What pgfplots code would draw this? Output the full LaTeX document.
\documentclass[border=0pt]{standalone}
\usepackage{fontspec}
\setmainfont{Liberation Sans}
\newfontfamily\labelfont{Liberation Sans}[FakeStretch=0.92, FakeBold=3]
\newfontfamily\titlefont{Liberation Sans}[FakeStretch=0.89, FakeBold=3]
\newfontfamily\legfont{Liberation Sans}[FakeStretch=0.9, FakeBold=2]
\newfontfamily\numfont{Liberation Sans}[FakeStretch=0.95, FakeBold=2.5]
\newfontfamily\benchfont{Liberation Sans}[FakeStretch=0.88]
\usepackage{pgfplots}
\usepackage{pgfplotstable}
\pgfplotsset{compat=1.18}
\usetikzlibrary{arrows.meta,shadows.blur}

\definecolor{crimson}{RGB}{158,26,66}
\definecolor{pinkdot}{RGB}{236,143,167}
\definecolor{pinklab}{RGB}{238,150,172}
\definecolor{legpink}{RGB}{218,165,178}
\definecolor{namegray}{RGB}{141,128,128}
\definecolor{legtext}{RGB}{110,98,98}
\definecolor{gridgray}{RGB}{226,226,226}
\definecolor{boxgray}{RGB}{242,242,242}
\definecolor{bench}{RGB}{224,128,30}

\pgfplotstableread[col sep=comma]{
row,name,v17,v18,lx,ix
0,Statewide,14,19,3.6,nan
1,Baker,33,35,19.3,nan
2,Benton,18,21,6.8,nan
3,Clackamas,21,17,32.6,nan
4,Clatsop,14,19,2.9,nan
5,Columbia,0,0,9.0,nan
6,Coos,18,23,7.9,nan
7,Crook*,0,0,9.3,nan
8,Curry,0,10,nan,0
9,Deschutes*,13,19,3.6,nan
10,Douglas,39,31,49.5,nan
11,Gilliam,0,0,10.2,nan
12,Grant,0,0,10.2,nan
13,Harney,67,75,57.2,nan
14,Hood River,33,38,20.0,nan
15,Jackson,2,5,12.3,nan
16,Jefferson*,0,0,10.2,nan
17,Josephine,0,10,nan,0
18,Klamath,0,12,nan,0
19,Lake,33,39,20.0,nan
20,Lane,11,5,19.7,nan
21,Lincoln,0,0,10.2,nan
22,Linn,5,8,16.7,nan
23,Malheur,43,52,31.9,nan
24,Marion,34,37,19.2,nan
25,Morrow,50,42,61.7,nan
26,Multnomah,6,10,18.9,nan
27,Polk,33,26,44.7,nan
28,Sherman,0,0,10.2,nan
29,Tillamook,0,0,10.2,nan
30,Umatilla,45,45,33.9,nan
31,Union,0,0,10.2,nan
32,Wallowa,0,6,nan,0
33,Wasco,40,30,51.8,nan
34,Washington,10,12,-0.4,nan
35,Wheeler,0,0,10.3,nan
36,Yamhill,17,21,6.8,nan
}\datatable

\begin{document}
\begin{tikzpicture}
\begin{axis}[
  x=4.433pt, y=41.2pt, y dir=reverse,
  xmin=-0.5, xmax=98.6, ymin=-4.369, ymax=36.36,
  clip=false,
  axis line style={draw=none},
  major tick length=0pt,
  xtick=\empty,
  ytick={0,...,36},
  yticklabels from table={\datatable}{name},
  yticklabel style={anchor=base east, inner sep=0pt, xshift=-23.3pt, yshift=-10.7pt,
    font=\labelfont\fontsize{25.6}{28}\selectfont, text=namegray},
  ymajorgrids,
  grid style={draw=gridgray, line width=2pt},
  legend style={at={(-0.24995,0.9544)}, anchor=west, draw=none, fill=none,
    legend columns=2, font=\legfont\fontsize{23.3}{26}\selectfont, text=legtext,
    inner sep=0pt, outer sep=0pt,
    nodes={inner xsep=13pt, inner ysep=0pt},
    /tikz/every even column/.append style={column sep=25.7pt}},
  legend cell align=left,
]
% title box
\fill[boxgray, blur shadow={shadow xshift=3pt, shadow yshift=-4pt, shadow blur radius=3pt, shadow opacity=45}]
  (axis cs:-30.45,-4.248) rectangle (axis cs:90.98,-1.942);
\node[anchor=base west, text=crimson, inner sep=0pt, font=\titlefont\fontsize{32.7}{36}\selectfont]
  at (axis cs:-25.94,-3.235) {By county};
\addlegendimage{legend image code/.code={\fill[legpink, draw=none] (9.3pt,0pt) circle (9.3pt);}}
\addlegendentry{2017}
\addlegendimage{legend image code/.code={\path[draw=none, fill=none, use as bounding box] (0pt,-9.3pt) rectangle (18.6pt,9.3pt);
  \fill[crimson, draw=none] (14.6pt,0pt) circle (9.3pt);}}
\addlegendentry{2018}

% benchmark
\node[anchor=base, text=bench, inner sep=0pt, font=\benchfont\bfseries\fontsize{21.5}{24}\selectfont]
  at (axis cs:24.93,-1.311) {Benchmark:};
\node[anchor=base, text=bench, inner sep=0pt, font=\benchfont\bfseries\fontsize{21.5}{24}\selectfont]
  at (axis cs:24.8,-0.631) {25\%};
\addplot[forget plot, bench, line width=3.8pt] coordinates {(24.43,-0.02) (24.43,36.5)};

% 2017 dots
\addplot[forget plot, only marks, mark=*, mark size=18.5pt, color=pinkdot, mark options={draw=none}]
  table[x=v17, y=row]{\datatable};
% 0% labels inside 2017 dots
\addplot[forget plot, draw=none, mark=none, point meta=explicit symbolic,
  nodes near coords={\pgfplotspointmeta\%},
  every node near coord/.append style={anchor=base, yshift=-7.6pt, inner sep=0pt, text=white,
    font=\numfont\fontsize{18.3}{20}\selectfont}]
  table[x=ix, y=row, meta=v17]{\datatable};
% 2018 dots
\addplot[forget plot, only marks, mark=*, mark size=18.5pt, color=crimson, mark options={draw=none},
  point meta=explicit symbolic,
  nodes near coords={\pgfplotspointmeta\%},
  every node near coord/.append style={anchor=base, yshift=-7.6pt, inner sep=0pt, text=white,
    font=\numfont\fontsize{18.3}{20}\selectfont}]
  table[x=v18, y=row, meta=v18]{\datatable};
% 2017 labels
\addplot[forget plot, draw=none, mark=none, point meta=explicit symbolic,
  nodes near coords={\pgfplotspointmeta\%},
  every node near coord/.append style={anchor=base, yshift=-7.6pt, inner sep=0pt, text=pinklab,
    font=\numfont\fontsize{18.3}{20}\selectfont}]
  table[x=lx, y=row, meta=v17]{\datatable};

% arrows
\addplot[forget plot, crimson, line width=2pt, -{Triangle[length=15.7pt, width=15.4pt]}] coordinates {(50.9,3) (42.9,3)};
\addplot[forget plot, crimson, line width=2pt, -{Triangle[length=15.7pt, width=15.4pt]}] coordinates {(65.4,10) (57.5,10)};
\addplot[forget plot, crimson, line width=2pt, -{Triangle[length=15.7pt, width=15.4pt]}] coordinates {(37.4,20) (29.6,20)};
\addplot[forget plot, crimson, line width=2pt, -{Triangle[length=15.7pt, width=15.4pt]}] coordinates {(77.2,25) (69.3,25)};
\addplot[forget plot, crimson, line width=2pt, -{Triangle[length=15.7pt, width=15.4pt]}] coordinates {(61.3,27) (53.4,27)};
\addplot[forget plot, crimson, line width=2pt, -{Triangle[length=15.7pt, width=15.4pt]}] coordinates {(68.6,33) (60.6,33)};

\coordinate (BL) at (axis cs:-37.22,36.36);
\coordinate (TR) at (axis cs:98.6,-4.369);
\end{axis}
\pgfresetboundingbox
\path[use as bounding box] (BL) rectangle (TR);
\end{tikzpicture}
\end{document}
━━━━━━━━━━━━━━━━━━━━
** What this task involves **
Each line in the listing above that contains "code" should be copied.

** Expected answer **
What pgfplots code would draw this? Output the full LaTeX document.
\addlegendimage{legend image code/.code={\fill[legpink, draw=none] (9.3pt,0pt) circle (9.3pt);}}
\addlegendimage{legend image code/.code={\path[draw=none, fill=none, use as bounding box] (0pt,-9.3pt) rectangle (18.6pt,9.3pt);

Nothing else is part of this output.